Our currency has devalued by more than 510 percent since its introduction barely seven months ago – no other currency has performed badly like that and it continues to be on a free fall. We cannot expect that for some reason it will stabilise. At what rate?
There is no reference point; that is why it keeps on going down. The process that the authorities have gone through in creating an interbank market is commendable, but it should be capped once it reaches a reasonable reference point that we can now all work towards and complement Government’s efforts to meet, and I think that is where we are now.
We cannot have fuel price adjusted upwards every week because we have a continuously free-falling exchange rate, the rate we have been free-falling no longer justifies a market-driven exchange rate.
Q: Do you think Zimbabwe’s collective psyche is ready for such a move?
A: Look, the reality of what is going on now is absolutely not normal. I think the Zimbabwean psyche will get used and accept a peg of the Zimbabwe dollar to the rand. As I have said, we have had a significant devaluation of our currency, which has impacted all of us in a major way, pensions have been lost once again, balance sheets wiped out, companies struggling to remain open et cetera. It has created significant instability in our economy. It has pushed us again on the brink of hyperinflation.

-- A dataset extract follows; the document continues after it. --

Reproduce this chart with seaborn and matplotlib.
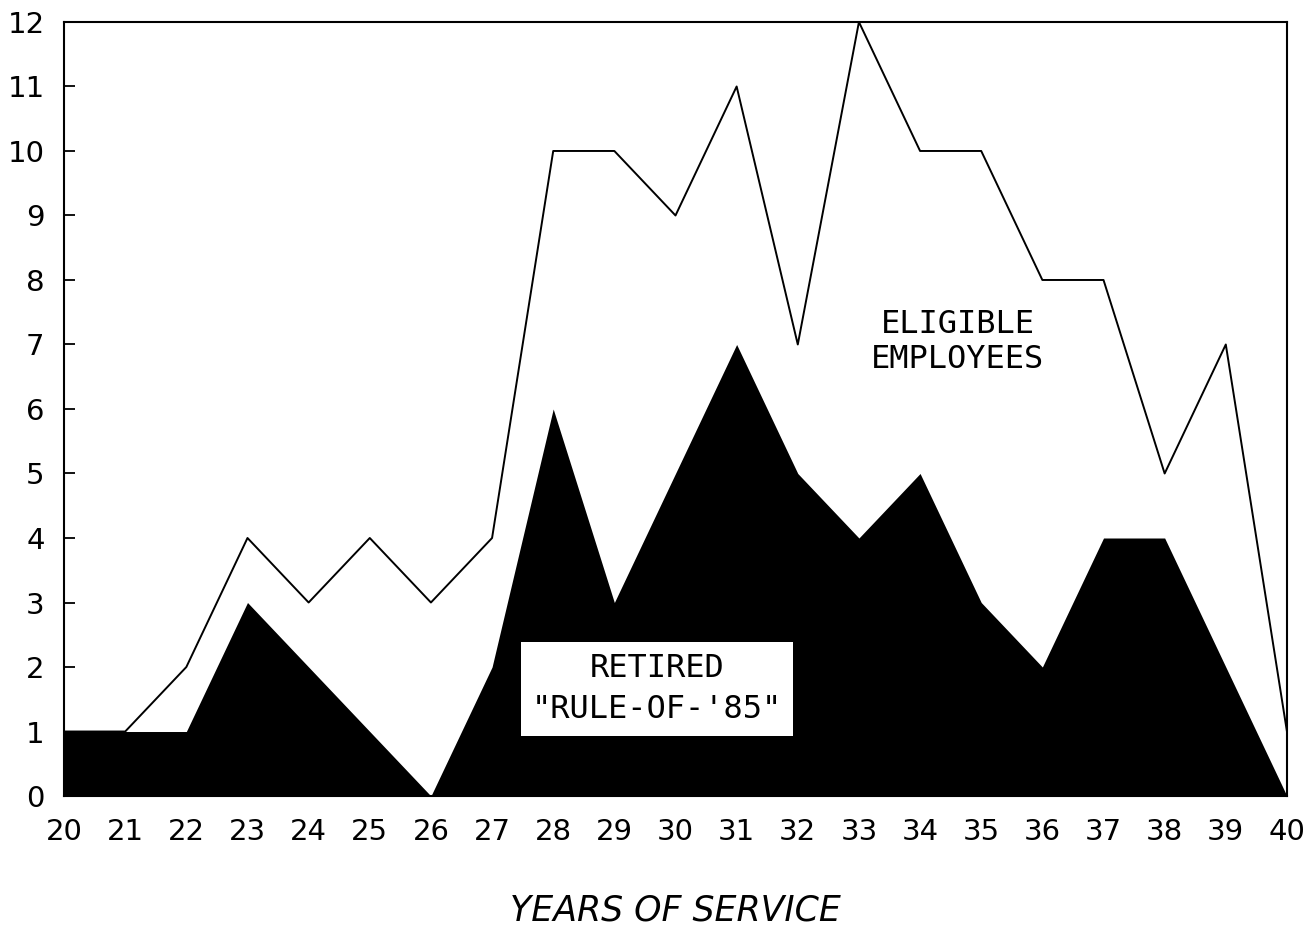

Government has had to stop printing inflation figures because they are trying to contain this situation, but because we are an import-dependent country at the moment, pricing of goods is not being done based on market forces, it is being done based on the exchange rate movements, and that exchange rate is particularly being driven by uncontrolled parallel market activities.
And yes, you can never eliminate the parallel market activities completely, but the parallel market rate should never be a reference for economic activities in a country. Parallel market activities, even in South Africa they are there, but they are at a level where they are unrecognised and inconsequential to the functioning of the economy, and people play in the parallel market for extremely different reasons, but in Zimbabwe it has become a threat to the stability of our economy, even to the stability of the country because you cannot have any successful economic reforms in any form or shape when your exchange rate is devaluing even at one percent per day, which has been the case in our country over the course of this year.
Q: And finally, your last words?
A: I think the opportunities in Zimbabwe are quite significant. We are probably one of the few countries left that has real opportunities.
Sometimes you can go through a very bad patch, but it can also give you an opportunity to come out very strong, and I think we are exactly in that situation.
But the reality is that unlocking that growth and potential is not an overnight process, it is going to take a couple of years, there is going to be a lot of pain in that process, but it is very important that the authorities become sensitive to the need of a reference point when implementing certain reforms in order to achieve stability through confidence from the people.
Because without confidence and understanding, our people will not be able to best appreciate where the economic reforms are taking us to.
I think for us gravitating from the US dollar and finding the reference point next to the rand is just a logical way and there is nothing in-between, and only disaster beyond the rand as a reference point or peg.